L’immédiateté de Dieu en l’homme ("Dieu et moi, nous sommes un", dit Maître Ekhart ; et aussi : "Si je n’étais pas, Dieu ne serait pas non plus"), Dieu compris comme unité des contraires (Hölderlin : "C’est eux, eux qui nous ont accordé le feu divin, eux les Dieux, qui nous font aussi le don de la souffrance sacrée") : ce sont les lignes de force que l’on retrouve chez ceux qui, des auteurs médiévaux à Saint-Exupéry et à Teilhard, jalonnent l’histoire de cette pensée et de cette foi que Sigrid Hunke appelle, à juste titre, la religion de l’Europe. Une religion qui, vieille de quelques millénaires, peut être un élément décisif dans l’éveil d’une conscience européenne enfin libérée des vieux tabous judéo-chrétiens.

Dans la crise du monde contemporain, le facteur religieux joue un rôle majeur. "Depuis deux millénaires, écrivait Teilhard, la terre n’a peut-être jamais eu un besoin aussi urgent d’une nouvelle foi, elle n’a peut-être jamais été aussi libre des anciennes formes et prête à la recevoir." Nous vivons le temps du nihilisme, étape sans doute rendue inévitable par un dualisme chrétien qui a "déclaré la guerre à la vie, à la nature, à la volonté de vivre" (Nietzsche). Mais il faut maintenant, dit Sigrid Hunke, "sauver le sens du sacré dans une société à qui la religion chrétienne n’a plus rien à dire, et qui pense pouvoir se passer purement et simplement de la dimension religieuse". Or "c’est dans le domaine religieux qu’auront lieu les mutations les plus profondes, c’est là que se fera la décision, le tournant".

Malraux, naguère, ne disait pas autre chose… Les Européens ont un héritage religieux qui les appelle tout à la fois à retrouver leurs racines et à partir à la conquête des étoiles. Il nous appartient, à nous païens, d’apporter à nos peuples cette bonne nouvelle. Nous en qui vibre la voix du grand messager : "Et si quelque chose vous pousse à partir sur les mers, vous les émigrants, c’est aussi qu’il y a en vous une foi" (Nietzsche, Le Gai Savoir).

1 - On sait qu’un débat porte sur la validité et l’opportunité de ce mot : voir Alain de Benoist, Comment  peut-on être païen ?, Albin Michel, 1981, p. 17. Depuis, de nouvelles pièces ont été versée au dossier, en particulier en ce qui concerne l’étymologie et la signification première du mot, dans le cadre du Bas-Empire romain.
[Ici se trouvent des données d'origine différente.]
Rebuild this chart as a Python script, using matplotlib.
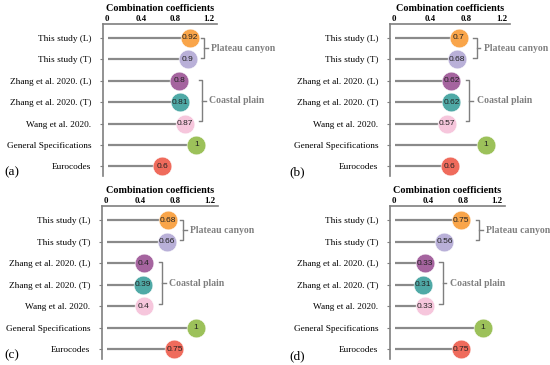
import numpy as np
import matplotlib.pyplot as plt

rows = ["This study (L)", "This study (T)", "Zhang et al. 2020. (L)", "Zhang et al. 2020. (T)",
        "Wang et al. 2020.", "General Specifications", "Eurocodes"]
vals_a = [0.92, 0.9, 0.8, 0.81, 0.87, 1, 0.6]
vals_b = [0.7, 0.68, 0.62, 0.62, 0.57, 1, 0.6]
vals_c = [0.68, 0.66, 0.4, 0.39, 0.4, 1, 0.75]
vals_d = [0.75, 0.56, 0.33, 0.31, 0.33, 1, 0.75]
xticks = [0, 0.4, 0.8, 1.2]
xtick_labels = ["0", "0.4", "0.8", "1.2"]
colors = ["#F9A54A", "#B9B0D8", "#A5649F", "#4FA9A6", "#F6C6DC", "#9CC15A", "#EF6B5C"]

SERIF = "Liberation Serif"
SANS = "Liberation Sans"
GRAY = "#7f7f7f"

fig = plt.figure(figsize=(5.5, 3.65), dpi=100)
W, H = 550, 365

def px_axes(l, t, r, b):
    return fig.add_axes([l / W, 1 - b / H, (r - l) / W, (b - t) / H])

# panel: (vals, axes box in px, circle shift, plateau bracket x, coastal bracket x, letter pos)
panels = [
    (vals_a, (103, 24, 217, 176), 0.05, 1.14, 1.12, "(a)", (4, 172)),
    (vals_b, (390, 24, 510, 176), 0.02, 0.92, 0.84, "(b)", (289, 172)),
    (vals_c, (102, 206, 218, 359), 0.04, 0.89, 0.65, "(c)", (4, 355)),
    (vals_d, (390, 206, 505, 359), 0.03, 0.99, 0.57, "(d)", (289, 356)),
]

for vals, box, shift, bx_p, bx_c, letter, lpos in panels:
    ax = px_axes(*box)
    y = np.arange(len(rows))
    for i, v in enumerate(vals):
        ax.plot([0.02, v + shift], [i, i], color="#8a8a8a", lw=1.6, zorder=1,
                solid_capstyle="butt")
        ax.plot(v + shift, i, "o", ms=13.5, color=colors[i], mec="white", mew=0.4, zorder=2)
        ax.text(v + shift, i, f"{v:g}", ha="center", va="center", fontsize=6,
                family=SANS, color="#222222", zorder=3)
    ax.set_xlim(-0.04, 1.29)
    ax.set_ylim(6.45, -0.65)
    ax.set_yticks(y)
    ax.set_yticklabels(rows, family=SERIF, fontsize=6.7)
    ax.xaxis.tick_top()
    ax.set_xticks(xticks)
    ax.set_xticklabels(xtick_labels, family=SERIF, fontsize=6.3, fontweight="bold")
    ax.tick_params(axis="y", length=2, width=0.8, color=GRAY, pad=6.5)
    ax.tick_params(axis="x", length=0, pad=1)
    for s in ["right", "bottom"]:
        ax.spines[s].set_visible(False)
    for s in ["left", "top"]:
        ax.spines[s].set_color(GRAY)
        ax.spines[s].set_linewidth(1.2)
    ax.annotate("Combination coefficients", xy=(0.5, 1), xycoords="axes fraction",
                xytext=(0, 8), textcoords="offset points", ha="center", va="bottom",
                family=SERIF, fontweight="bold", fontsize=7.3)

    # group brackets
    for bx, y0, y1, label in [(bx_p, 0.0, 0.95, "Plateau canyon"), (bx_c, 1.95, 3.9, "Coastal plain")]:
        ym = (y0 + y1) / 2
        ax.plot([bx - 0.04, bx, bx, bx - 0.04], [y0, y0, y1, y1], color=GRAY, lw=1.0,
                clip_on=False)
        ax.plot([bx, bx + 0.04], [ym, ym], color=GRAY, lw=1.0, clip_on=False)
        ax.text(bx + 0.08, ym, label, ha="left", va="center", family=SERIF,
                fontweight="bold", fontsize=7, color=GRAY, clip_on=False)

    fig.text(lpos[0] / W, 1 - lpos[1] / H, letter, ha="left", va="center",
             family=SERIF, fontsize=9.5)

fig.savefig("out.png", dpi=100)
Ce n’est pas le lieu ici de traiter de ce débat et nous utilisons par conséquent ce mot par commodité, comme référence commune à nombre d’Européen qui aujourd’hui, tout en récusant le christianisme, entendent s’inscrire dans une tradition religieuse spécifique (d’ailleurs antérieure de beaucoup au christianisme).

 
 

2 - Le peuple d’Israël a intégré, au fur et à mesure qu’il se forgeait une religion nationale très originale, des apports religieux divers, parmi lesquels figure le mythe du péché originel. Ce fondement d’une vision dualiste du monde est attribué par Sigrid Hunke aux Hourrites. Ce point mériterait une discussion quelque peu spécialisée qu’on ne peut aborder ici.

3 - Comme le rappelle Louis Rougier (La genèse des dogmes chrétiens, Albin Michel, 1972), les Evangiles ignorent le péché originel.

4 - Le heurt entre le dualisme mitigé de l’Eglise et le dualisme clairement affirmé de certains mouvements hérétiques n’est pas abordé par Sigrid Hunke, et c’est dommage, car il nous semble être un des aspects majeurs des vicissitudes de la pensée dualiste en Europe.

5 - Texte publié une première fois en 1963 dans le tome I de la Nouvelle histoire de l’Eglise  (Seuil). Le livre de Marrou est, en fait, une défense et illustration de la ligne catholique officielle en matière de doctrine.

6 - Jacques Paul, Histoire intellectuelle de l’Occident médiéval, Armand Colin, 1973.

7 - Sigrid Hunke, La Vraie Religion de l’Europe, Labyrinthe.